(Dataset items)
########
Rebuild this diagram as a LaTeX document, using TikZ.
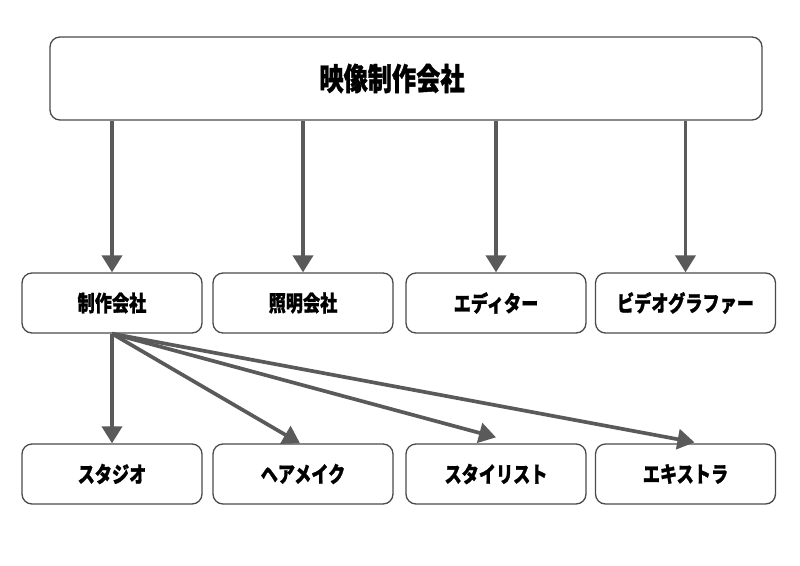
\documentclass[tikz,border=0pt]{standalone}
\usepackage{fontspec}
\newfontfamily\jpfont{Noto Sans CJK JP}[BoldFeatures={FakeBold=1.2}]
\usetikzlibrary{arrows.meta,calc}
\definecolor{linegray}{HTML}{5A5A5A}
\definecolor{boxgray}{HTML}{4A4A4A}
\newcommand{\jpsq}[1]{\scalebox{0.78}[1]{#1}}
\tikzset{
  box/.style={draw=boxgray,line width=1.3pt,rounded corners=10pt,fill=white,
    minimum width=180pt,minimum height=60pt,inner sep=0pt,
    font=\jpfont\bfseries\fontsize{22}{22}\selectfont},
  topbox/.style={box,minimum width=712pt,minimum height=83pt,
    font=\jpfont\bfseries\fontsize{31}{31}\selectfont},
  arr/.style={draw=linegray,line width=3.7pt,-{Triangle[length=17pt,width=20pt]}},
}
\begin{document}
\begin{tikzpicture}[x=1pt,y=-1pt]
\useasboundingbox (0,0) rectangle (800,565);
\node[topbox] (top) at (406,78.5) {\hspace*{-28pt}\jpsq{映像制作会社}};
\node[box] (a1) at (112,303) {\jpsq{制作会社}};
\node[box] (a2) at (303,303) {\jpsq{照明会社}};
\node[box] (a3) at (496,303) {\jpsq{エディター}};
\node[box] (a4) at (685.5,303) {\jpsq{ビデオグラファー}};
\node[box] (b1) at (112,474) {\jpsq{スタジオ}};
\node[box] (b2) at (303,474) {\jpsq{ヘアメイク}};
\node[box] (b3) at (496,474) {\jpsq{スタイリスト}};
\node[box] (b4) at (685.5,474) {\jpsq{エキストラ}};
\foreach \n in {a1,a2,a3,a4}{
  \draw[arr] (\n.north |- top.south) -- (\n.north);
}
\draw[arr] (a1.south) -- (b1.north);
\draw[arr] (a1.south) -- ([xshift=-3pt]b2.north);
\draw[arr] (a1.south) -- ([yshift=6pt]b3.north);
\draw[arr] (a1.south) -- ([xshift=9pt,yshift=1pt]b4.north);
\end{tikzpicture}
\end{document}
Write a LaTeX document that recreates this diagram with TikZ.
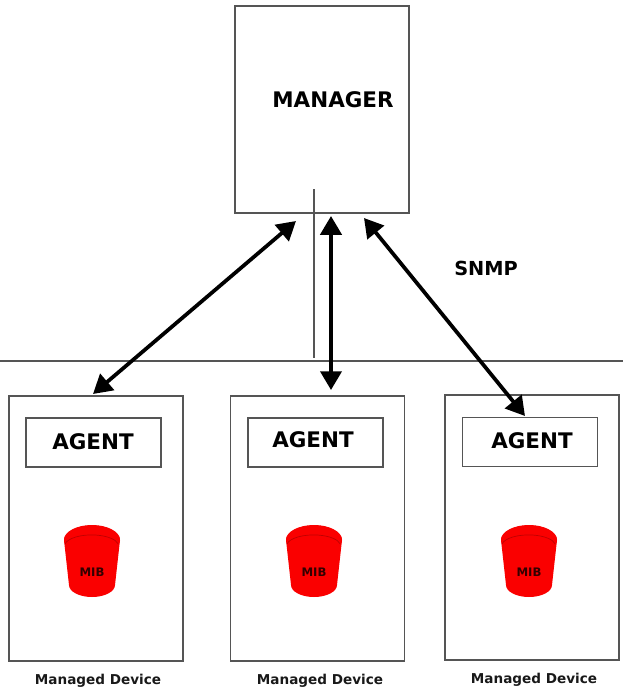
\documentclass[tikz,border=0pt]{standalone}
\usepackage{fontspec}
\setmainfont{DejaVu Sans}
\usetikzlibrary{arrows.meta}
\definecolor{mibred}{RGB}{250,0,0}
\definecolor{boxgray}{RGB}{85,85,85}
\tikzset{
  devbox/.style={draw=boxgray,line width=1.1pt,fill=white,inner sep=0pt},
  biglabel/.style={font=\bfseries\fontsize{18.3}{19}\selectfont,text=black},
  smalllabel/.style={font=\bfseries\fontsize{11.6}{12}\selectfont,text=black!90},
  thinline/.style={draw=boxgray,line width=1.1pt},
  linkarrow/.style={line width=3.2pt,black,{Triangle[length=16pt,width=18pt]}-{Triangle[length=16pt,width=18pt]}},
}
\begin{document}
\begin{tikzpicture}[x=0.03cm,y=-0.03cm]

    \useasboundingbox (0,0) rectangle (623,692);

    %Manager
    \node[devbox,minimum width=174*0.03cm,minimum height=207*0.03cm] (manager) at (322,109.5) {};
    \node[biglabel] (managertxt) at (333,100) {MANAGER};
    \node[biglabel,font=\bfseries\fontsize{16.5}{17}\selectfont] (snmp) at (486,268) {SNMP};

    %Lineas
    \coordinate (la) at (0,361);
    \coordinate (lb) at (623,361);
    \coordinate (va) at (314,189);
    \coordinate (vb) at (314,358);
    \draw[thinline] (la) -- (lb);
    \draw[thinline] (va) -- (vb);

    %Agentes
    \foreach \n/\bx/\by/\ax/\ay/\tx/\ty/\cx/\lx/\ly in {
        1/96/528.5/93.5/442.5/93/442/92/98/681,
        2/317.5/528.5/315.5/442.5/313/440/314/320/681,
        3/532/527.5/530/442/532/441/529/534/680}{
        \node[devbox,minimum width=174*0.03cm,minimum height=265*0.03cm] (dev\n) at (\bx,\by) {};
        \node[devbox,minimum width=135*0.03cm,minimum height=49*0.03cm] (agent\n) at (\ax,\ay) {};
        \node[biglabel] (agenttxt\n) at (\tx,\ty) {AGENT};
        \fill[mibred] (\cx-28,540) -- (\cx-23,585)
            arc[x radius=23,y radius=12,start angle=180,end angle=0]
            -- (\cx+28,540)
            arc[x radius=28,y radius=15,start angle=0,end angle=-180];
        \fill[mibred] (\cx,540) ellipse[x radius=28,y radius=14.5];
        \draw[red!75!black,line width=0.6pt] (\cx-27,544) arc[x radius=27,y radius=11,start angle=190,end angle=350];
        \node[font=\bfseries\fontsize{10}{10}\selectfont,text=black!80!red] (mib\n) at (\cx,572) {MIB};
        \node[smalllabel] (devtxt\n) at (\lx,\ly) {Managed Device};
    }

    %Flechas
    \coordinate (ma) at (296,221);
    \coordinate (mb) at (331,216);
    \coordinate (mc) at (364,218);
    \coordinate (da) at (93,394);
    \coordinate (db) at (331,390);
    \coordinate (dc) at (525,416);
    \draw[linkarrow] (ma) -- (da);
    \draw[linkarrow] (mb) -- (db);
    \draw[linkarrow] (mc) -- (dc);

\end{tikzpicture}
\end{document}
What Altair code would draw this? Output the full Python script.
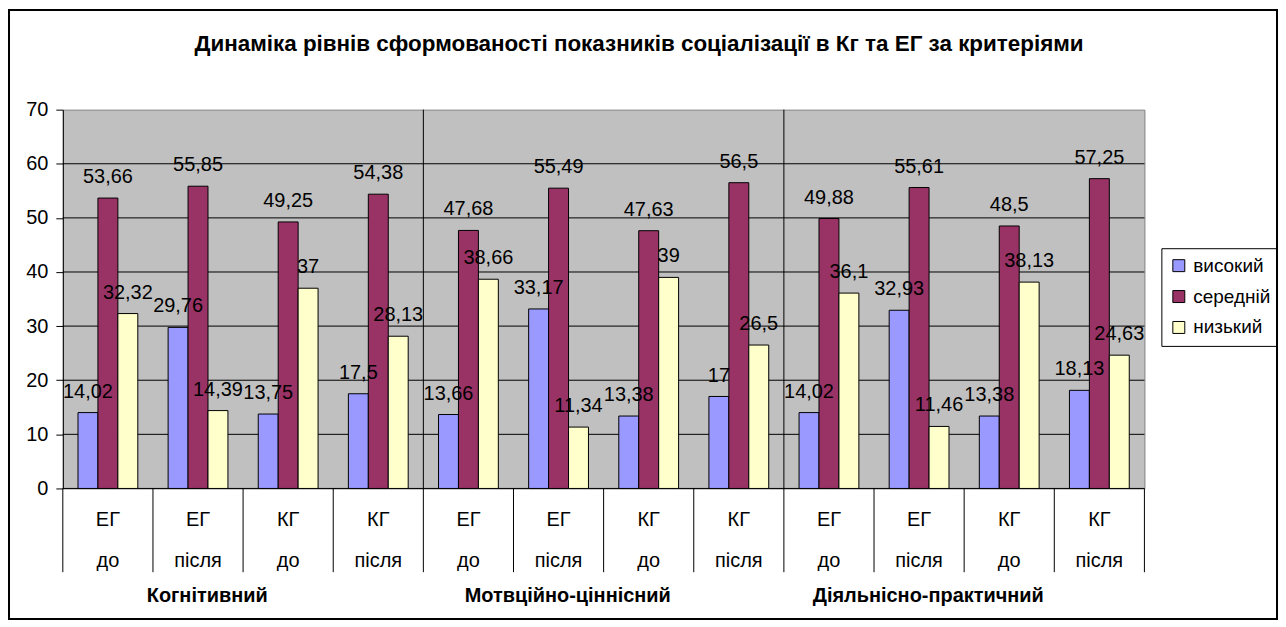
########
*WHAT IS NEEDED*
Every entry must be written out exactly, with all pictures left out.

*EXERCISE SOLUTION*
Rebuild this diagram as a LaTeX document, using TikZ.
\documentclass[tikz,border=0pt]{standalone}
\usepackage{fontspec}
\newfontfamily\jpfont{Noto Sans CJK JP}[BoldFeatures={FakeBold=1.2}]
\usetikzlibrary{arrows.meta,calc}
\definecolor{linegray}{HTML}{5A5A5A}
\definecolor{boxgray}{HTML}{4A4A4A}
\newcommand{\jpsq}[1]{\scalebox{0.78}[1]{#1}}
\tikzset{
  box/.style={draw=boxgray,line width=1.3pt,rounded corners=10pt,fill=white,
    minimum width=180pt,minimum height=60pt,inner sep=0pt,
    font=\jpfont\bfseries\fontsize{22}{22}\selectfont},
  topbox/.style={box,minimum width=712pt,minimum height=83pt,
    font=\jpfont\bfseries\fontsize{31}{31}\selectfont},
  arr/.style={draw=linegray,line width=3.7pt,-{Triangle[length=17pt,width=20pt]}},
}
\begin{document}
\begin{tikzpicture}[x=1pt,y=-1pt]
\useasboundingbox (0,0) rectangle (800,565);
\node[topbox] (top) at (406,78.5) {\hspace*{-28pt}\jpsq{映像制作会社}};
\node[box] (a1) at (112,303) {\jpsq{制作会社}};
\node[box] (a2) at (303,303) {\jpsq{照明会社}};
\node[box] (a3) at (496,303) {\jpsq{エディター}};
\node[box] (a4) at (685.5,303) {\jpsq{ビデオグラファー}};
\node[box] (b1) at (112,474) {\jpsq{スタジオ}};
\node[box] (b2) at (303,474) {\jpsq{ヘアメイク}};
\node[box] (b3) at (496,474) {\jpsq{スタイリスト}};
\node[box] (b4) at (685.5,474) {\jpsq{エキストラ}};
\foreach \n in {a1,a2,a3,a4}{
  \draw[arr] (\n.north |- top.south) -- (\n.north);
}
\draw[arr] (a1.south) -- (b1.north);
\draw[arr] (a1.south) -- ([xshift=-3pt]b2.north);
\draw[arr] (a1.south) -- ([yshift=6pt]b3.north);
\draw[arr] (a1.south) -- ([xshift=9pt,yshift=1pt]b4.north);
\end{tikzpicture}
\end{document}
Write a LaTeX document that recreates this diagram with TikZ.
\documentclass[tikz,border=0pt]{standalone}
\usepackage{fontspec}
\setmainfont{DejaVu Sans}
\usetikzlibrary{arrows.meta}
\definecolor{mibred}{RGB}{250,0,0}
\definecolor{boxgray}{RGB}{85,85,85}
\tikzset{
  devbox/.style={draw=boxgray,line width=1.1pt,fill=white,inner sep=0pt},
  biglabel/.style={font=\bfseries\fontsize{18.3}{19}\selectfont,text=black},
  smalllabel/.style={font=\bfseries\fontsize{11.6}{12}\selectfont,text=black!90},
  thinline/.style={draw=boxgray,line width=1.1pt},
  linkarrow/.style={line width=3.2pt,black,{Triangle[length=16pt,width=18pt]}-{Triangle[length=16pt,width=18pt]}},
}
\begin{document}
\begin{tikzpicture}[x=0.03cm,y=-0.03cm]

    \useasboundingbox (0,0) rectangle (623,692);

    %Manager
    \node[devbox,minimum width=174*0.03cm,minimum height=207*0.03cm] (manager) at (322,109.5) {};
    \node[biglabel] (managertxt) at (333,100) {MANAGER};
    \node[biglabel,font=\bfseries\fontsize{16.5}{17}\selectfont] (snmp) at (486,268) {SNMP};

    %Lineas
    \coordinate (la) at (0,361);
    \coordinate (lb) at (623,361);
    \coordinate (va) at (314,189);
    \coordinate (vb) at (314,358);
    \draw[thinline] (la) -- (lb);
    \draw[thinline] (va) -- (vb);

    %Agentes
    \foreach \n/\bx/\by/\ax/\ay/\tx/\ty/\cx/\lx/\ly in {
        1/96/528.5/93.5/442.5/93/442/92/98/681,
        2/317.5/528.5/315.5/442.5/313/440/314/320/681,
        3/532/527.5/530/442/532/441/529/534/680}{
        \node[devbox,minimum width=174*0.03cm,minimum height=265*0.03cm] (dev\n) at (\bx,\by) {};
        \node[devbox,minimum width=135*0.03cm,minimum height=49*0.03cm] (agent\n) at (\ax,\ay) {};
        \node[biglabel] (agenttxt\n) at (\tx,\ty) {AGENT};
        \fill[mibred] (\cx-28,540) -- (\cx-23,585)
            arc[x radius=23,y radius=12,start angle=180,end angle=0]
            -- (\cx+28,540)
            arc[x radius=28,y radius=15,start angle=0,end angle=-180];
        \fill[mibred] (\cx,540) ellipse[x radius=28,y radius=14.5];
        \draw[red!75!black,line width=0.6pt] (\cx-27,544) arc[x radius=27,y radius=11,start angle=190,end angle=350];
        \node[font=\bfseries\fontsize{10}{10}\selectfont,text=black!80!red] (mib\n) at (\cx,572) {MIB};
        \node[smalllabel] (devtxt\n) at (\lx,\ly) {Managed Device};
    }

    %Flechas
    \coordinate (ma) at (296,221);
    \coordinate (mb) at (331,216);
    \coordinate (mc) at (364,218);
    \coordinate (da) at (93,394);
    \coordinate (db) at (331,390);
    \coordinate (dc) at (525,416);
    \draw[linkarrow] (ma) -- (da);
    \draw[linkarrow] (mb) -- (db);
    \draw[linkarrow] (mc) -- (dc);

\end{tikzpicture}
\end{document}
What Altair code would draw this? Output the full Python script.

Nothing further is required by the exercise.